● Given task
Copy all lines below exactly as written. Leave pictures out.

● Source excerpt
━━━━━━━━━━━━━━━━━━━━━━━━━━━━━━

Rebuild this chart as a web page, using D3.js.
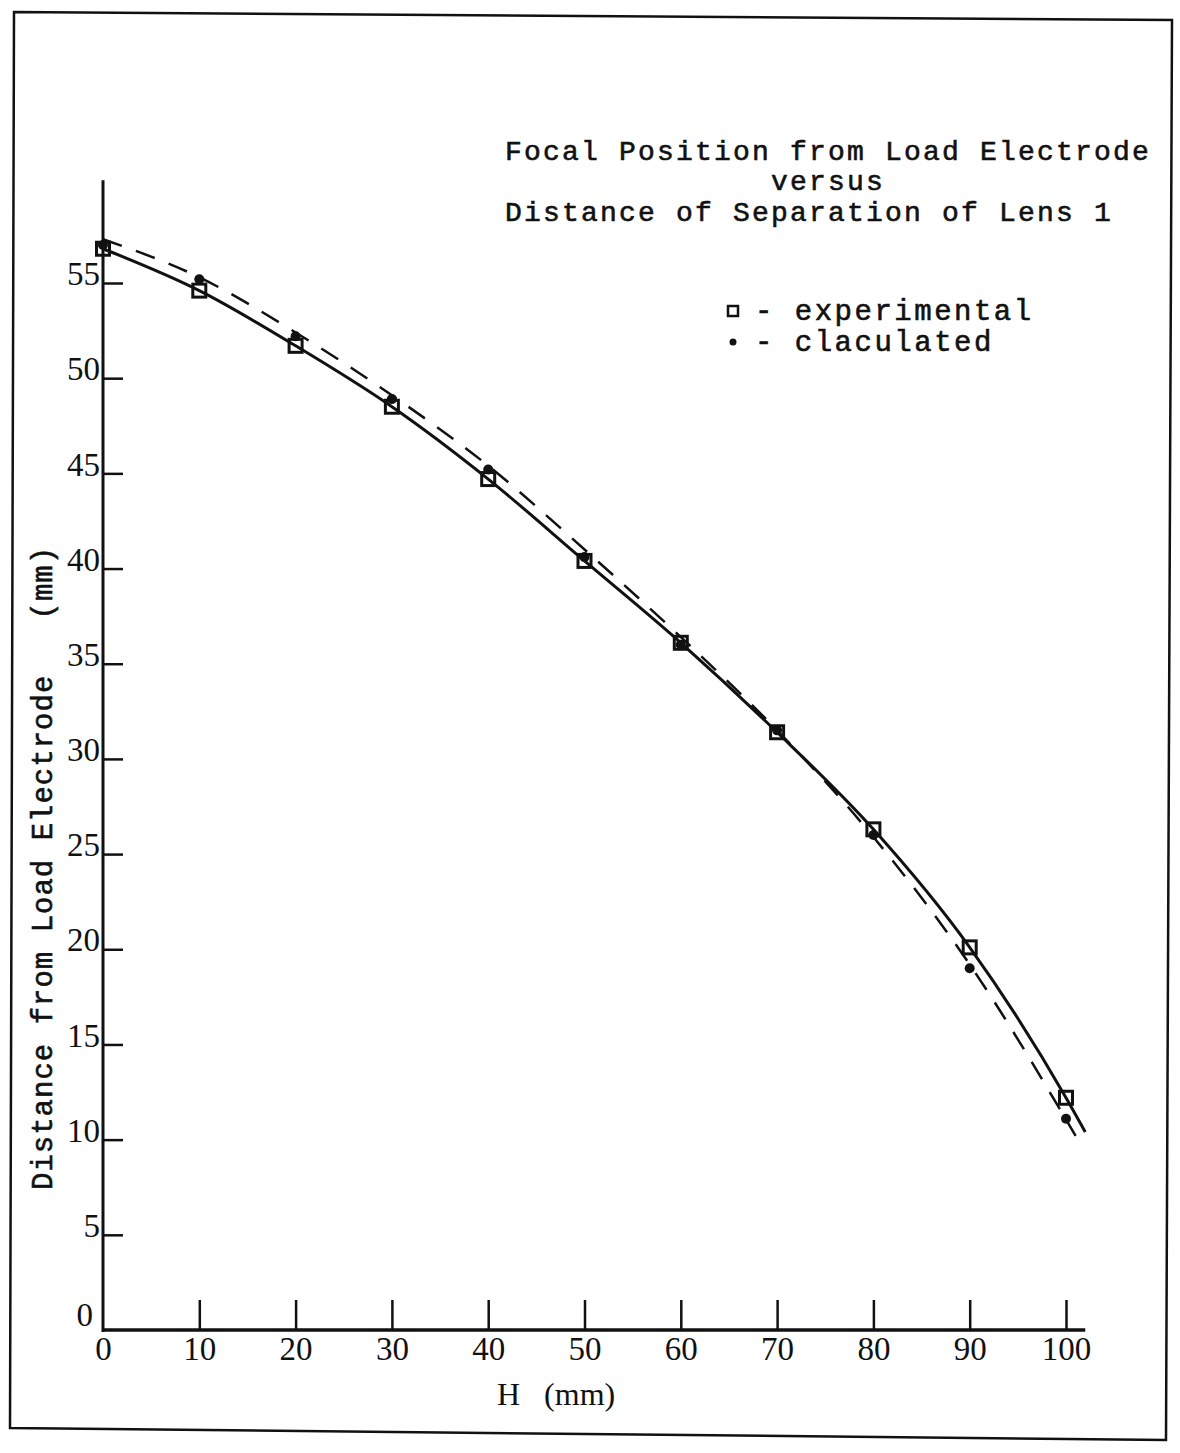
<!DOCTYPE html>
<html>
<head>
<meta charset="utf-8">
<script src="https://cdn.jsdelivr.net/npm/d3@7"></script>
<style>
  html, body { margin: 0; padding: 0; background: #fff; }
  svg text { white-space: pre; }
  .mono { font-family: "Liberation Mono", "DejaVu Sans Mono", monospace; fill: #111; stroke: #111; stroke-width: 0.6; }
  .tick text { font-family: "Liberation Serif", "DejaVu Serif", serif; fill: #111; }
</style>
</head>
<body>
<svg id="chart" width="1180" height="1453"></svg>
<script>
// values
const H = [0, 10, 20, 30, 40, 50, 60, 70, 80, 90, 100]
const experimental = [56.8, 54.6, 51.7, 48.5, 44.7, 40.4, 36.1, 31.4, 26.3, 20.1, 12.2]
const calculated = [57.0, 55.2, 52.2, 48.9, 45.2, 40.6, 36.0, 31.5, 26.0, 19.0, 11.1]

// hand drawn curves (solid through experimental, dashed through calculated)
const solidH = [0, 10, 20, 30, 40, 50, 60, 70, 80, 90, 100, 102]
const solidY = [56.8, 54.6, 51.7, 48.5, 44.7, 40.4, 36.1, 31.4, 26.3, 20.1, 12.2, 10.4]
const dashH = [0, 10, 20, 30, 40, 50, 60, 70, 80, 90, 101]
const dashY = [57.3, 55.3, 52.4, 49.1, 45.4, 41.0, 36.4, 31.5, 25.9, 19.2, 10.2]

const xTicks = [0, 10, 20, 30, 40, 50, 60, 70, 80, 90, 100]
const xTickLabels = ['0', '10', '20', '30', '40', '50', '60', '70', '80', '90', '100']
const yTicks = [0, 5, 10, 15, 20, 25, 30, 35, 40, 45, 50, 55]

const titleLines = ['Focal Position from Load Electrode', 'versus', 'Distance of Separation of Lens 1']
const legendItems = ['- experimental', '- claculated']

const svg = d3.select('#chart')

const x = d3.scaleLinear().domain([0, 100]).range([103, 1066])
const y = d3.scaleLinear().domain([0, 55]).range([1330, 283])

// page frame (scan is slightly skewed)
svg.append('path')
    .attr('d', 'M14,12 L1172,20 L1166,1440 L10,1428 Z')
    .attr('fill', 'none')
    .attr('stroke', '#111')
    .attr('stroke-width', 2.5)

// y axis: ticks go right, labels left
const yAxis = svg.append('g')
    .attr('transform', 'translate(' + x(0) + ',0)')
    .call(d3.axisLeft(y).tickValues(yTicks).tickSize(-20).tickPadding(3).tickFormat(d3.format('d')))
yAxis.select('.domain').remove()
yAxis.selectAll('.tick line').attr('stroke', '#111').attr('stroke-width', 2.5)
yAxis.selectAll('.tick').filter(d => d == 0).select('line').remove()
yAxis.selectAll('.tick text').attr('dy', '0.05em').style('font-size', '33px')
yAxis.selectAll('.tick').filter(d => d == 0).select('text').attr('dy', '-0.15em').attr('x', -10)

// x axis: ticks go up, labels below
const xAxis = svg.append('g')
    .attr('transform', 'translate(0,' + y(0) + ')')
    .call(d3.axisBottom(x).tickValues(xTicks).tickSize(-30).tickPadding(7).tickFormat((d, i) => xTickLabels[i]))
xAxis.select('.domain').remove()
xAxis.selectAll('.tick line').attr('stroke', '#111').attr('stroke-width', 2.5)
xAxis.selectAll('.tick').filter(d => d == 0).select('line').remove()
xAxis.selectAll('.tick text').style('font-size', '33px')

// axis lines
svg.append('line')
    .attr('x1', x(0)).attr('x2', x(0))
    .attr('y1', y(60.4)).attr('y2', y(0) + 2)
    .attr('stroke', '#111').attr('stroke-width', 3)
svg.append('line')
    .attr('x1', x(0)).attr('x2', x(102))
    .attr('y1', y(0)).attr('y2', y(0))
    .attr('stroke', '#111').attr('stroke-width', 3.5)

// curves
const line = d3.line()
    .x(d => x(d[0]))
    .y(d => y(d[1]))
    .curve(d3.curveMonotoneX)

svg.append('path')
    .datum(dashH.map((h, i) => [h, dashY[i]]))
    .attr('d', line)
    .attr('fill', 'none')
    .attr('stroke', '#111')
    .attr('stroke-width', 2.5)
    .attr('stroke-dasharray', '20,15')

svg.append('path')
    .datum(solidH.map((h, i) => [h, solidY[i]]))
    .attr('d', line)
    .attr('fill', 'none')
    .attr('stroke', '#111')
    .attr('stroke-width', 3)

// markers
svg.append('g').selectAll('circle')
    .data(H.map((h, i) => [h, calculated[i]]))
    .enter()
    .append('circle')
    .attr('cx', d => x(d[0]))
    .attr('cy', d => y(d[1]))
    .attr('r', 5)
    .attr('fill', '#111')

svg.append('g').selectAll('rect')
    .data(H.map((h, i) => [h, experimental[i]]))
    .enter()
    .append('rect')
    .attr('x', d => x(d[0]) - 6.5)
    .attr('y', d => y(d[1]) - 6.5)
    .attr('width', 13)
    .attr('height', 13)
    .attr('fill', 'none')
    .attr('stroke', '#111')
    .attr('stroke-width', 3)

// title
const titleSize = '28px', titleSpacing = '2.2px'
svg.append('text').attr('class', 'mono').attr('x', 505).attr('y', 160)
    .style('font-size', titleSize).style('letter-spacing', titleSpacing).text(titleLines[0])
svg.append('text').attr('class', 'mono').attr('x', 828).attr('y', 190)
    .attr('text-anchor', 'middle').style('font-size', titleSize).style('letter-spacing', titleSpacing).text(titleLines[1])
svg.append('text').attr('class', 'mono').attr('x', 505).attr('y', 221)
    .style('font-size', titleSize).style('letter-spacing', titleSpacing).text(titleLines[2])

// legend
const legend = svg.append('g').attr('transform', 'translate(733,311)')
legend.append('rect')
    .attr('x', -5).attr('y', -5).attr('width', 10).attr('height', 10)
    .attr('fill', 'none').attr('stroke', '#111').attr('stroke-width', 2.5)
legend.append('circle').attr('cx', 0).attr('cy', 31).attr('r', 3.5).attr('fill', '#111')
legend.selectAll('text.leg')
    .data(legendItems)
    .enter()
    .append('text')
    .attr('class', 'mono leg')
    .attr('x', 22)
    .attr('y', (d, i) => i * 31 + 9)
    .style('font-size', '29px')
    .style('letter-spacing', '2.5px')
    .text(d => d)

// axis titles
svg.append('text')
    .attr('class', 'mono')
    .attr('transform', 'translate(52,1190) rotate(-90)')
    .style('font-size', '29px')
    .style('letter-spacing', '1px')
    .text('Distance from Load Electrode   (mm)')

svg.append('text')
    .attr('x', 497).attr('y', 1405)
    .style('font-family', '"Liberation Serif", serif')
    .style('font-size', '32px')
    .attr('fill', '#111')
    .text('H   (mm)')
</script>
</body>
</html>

━━━━━━━━━━━━━━━━━━━━━━━━━━━━━━

● Result of this exercise
Rebuild this chart as a web page, using D3.js.
<!DOCTYPE html>
<html>
<head>
<meta charset="utf-8">
<script src="https://cdn.jsdelivr.net/npm/d3@7"></script>
<style>
  html, body { margin: 0; padding: 0; background: #fff; }
  svg text { white-space: pre; }
  .mono { font-family: "Liberation Mono", "DejaVu Sans Mono", monospace; fill: #111; stroke: #111; stroke-width: 0.6; }
  .tick text { font-family: "Liberation Serif", "DejaVu Serif", serif; fill: #111; }
</style>
</head>
<body>
<svg id="chart" width="1180" height="1453"></svg>
<script>
// values
const H = [0, 10, 20, 30, 40, 50, 60, 70, 80, 90, 100]
const experimental = [56.8, 54.6, 51.7, 48.5, 44.7, 40.4, 36.1, 31.4, 26.3, 20.1, 12.2]
const calculated = [57.0, 55.2, 52.2, 48.9, 45.2, 40.6, 36.0, 31.5, 26.0, 19.0, 11.1]

// hand drawn curves (solid through experimental, dashed through calculated)
const solidH = [0, 10, 20, 30, 40, 50, 60, 70, 80, 90, 100, 102]
const solidY = [56.8, 54.6, 51.7, 48.5, 44.7, 40.4, 36.1, 31.4, 26.3, 20.1, 12.2, 10.4]
const dashH = [0, 10, 20, 30, 40, 50, 60, 70, 80, 90, 101]
const dashY = [57.3, 55.3, 52.4, 49.1, 45.4, 41.0, 36.4, 31.5, 25.9, 19.2, 10.2]

const xTicks = [0, 10, 20, 30, 40, 50, 60, 70, 80, 90, 100]
const xTickLabels = ['0', '10', '20', '30', '40', '50', '60', '70', '80', '90', '100']
const yTicks = [0, 5, 10, 15, 20, 25, 30, 35, 40, 45, 50, 55]

const titleLines = ['Focal Position from Load Electrode', 'versus', 'Distance of Separation of Lens 1']
const legendItems = ['- experimental', '- claculated']

const svg = d3.select('#chart')

const x = d3.scaleLinear().domain([0, 100]).range([103, 1066])
const y = d3.scaleLinear().domain([0, 55]).range([1330, 283])

// page frame (scan is slightly skewed)
svg.append('path')
    .attr('d', 'M14,12 L1172,20 L1166,1440 L10,1428 Z')
    .attr('fill', 'none')
    .attr('stroke', '#111')
    .attr('stroke-width', 2.5)

// y axis: ticks go right, labels left
const yAxis = svg.append('g')
    .attr('transform', 'translate(' + x(0) + ',0)')
    .call(d3.axisLeft(y).tickValues(yTicks).tickSize(-20).tickPadding(3).tickFormat(d3.format('d')))
yAxis.select('.domain').remove()
yAxis.selectAll('.tick line').attr('stroke', '#111').attr('stroke-width', 2.5)
yAxis.selectAll('.tick').filter(d => d == 0).select('line').remove()
yAxis.selectAll('.tick text').attr('dy', '0.05em').style('font-size', '33px')
yAxis.selectAll('.tick').filter(d => d == 0).select('text').attr('dy', '-0.15em').attr('x', -10)

// x axis: ticks go up, labels below
const xAxis = svg.append('g')
    .attr('transform', 'translate(0,' + y(0) + ')')
    .call(d3.axisBottom(x).tickValues(xTicks).tickSize(-30).tickPadding(7).tickFormat((d, i) => xTickLabels[i]))
xAxis.select('.domain').remove()
xAxis.selectAll('.tick line').attr('stroke', '#111').attr('stroke-width', 2.5)
xAxis.selectAll('.tick').filter(d => d == 0).select('line').remove()
xAxis.selectAll('.tick text').style('font-size', '33px')

// axis lines
svg.append('line')
    .attr('x1', x(0)).attr('x2', x(0))
    .attr('y1', y(60.4)).attr('y2', y(0) + 2)
    .attr('stroke', '#111').attr('stroke-width', 3)
svg.append('line')
    .attr('x1', x(0)).attr('x2', x(102))
    .attr('y1', y(0)).attr('y2', y(0))
    .attr('stroke', '#111').attr('stroke-width', 3.5)

// curves
const line = d3.line()
    .x(d => x(d[0]))
    .y(d => y(d[1]))
    .curve(d3.curveMonotoneX)

svg.append('path')
    .datum(dashH.map((h, i) => [h, dashY[i]]))
    .attr('d', line)
    .attr('fill', 'none')
    .attr('stroke', '#111')
    .attr('stroke-width', 2.5)
    .attr('stroke-dasharray', '20,15')

svg.append('path')
    .datum(solidH.map((h, i) => [h, solidY[i]]))
    .attr('d', line)
    .attr('fill', 'none')
    .attr('stroke', '#111')
    .attr('stroke-width', 3)

// markers
svg.append('g').selectAll('circle')
    .data(H.map((h, i) => [h, calculated[i]]))
    .enter()
    .append('circle')
    .attr('cx', d => x(d[0]))
    .attr('cy', d => y(d[1]))
    .attr('r', 5)
    .attr('fill', '#111')

svg.append('g').selectAll('rect')
    .data(H.map((h, i) => [h, experimental[i]]))
    .enter()
    .append('rect')
    .attr('x', d => x(d[0]) - 6.5)
    .attr('y', d => y(d[1]) - 6.5)
    .attr('width', 13)
    .attr('height', 13)
    .attr('fill', 'none')
    .attr('stroke', '#111')
    .attr('stroke-width', 3)

// title
const titleSize = '28px', titleSpacing = '2.2px'
svg.append('text').attr('class', 'mono').attr('x', 505).attr('y', 160)
    .style('font-size', titleSize).style('letter-spacing', titleSpacing).text(titleLines[0])
svg.append('text').attr('class', 'mono').attr('x', 828).attr('y', 190)
    .attr('text-anchor', 'middle').style('font-size', titleSize).style('letter-spacing', titleSpacing).text(titleLines[1])
svg.append('text').attr('class', 'mono').attr('x', 505).attr('y', 221)
    .style('font-size', titleSize).style('letter-spacing', titleSpacing).text(titleLines[2])

// legend
const legend = svg.append('g').attr('transform', 'translate(733,311)')
legend.append('rect')
    .attr('x', -5).attr('y', -5).attr('width', 10).attr('height', 10)
    .attr('fill', 'none').attr('stroke', '#111').attr('stroke-width', 2.5)
legend.append('circle').attr('cx', 0).attr('cy', 31).attr('r', 3.5).attr('fill', '#111')
legend.selectAll('text.leg')
    .data(legendItems)
    .enter()
    .append('text')
    .attr('class', 'mono leg')
    .attr('x', 22)
    .attr('y', (d, i) => i * 31 + 9)
    .style('font-size', '29px')
    .style('letter-spacing', '2.5px')
    .text(d => d)

// axis titles
svg.append('text')
    .attr('class', 'mono')
    .attr('transform', 'translate(52,1190) rotate(-90)')
    .style('font-size', '29px')
    .style('letter-spacing', '1px')
    .text('Distance from Load Electrode   (mm)')

svg.append('text')
    .attr('x', 497).attr('y', 1405)
    .style('font-family', '"Liberation Serif", serif')
    .style('font-size', '32px')
    .attr('fill', '#111')
    .text('H   (mm)')
</script>
</body>
</html>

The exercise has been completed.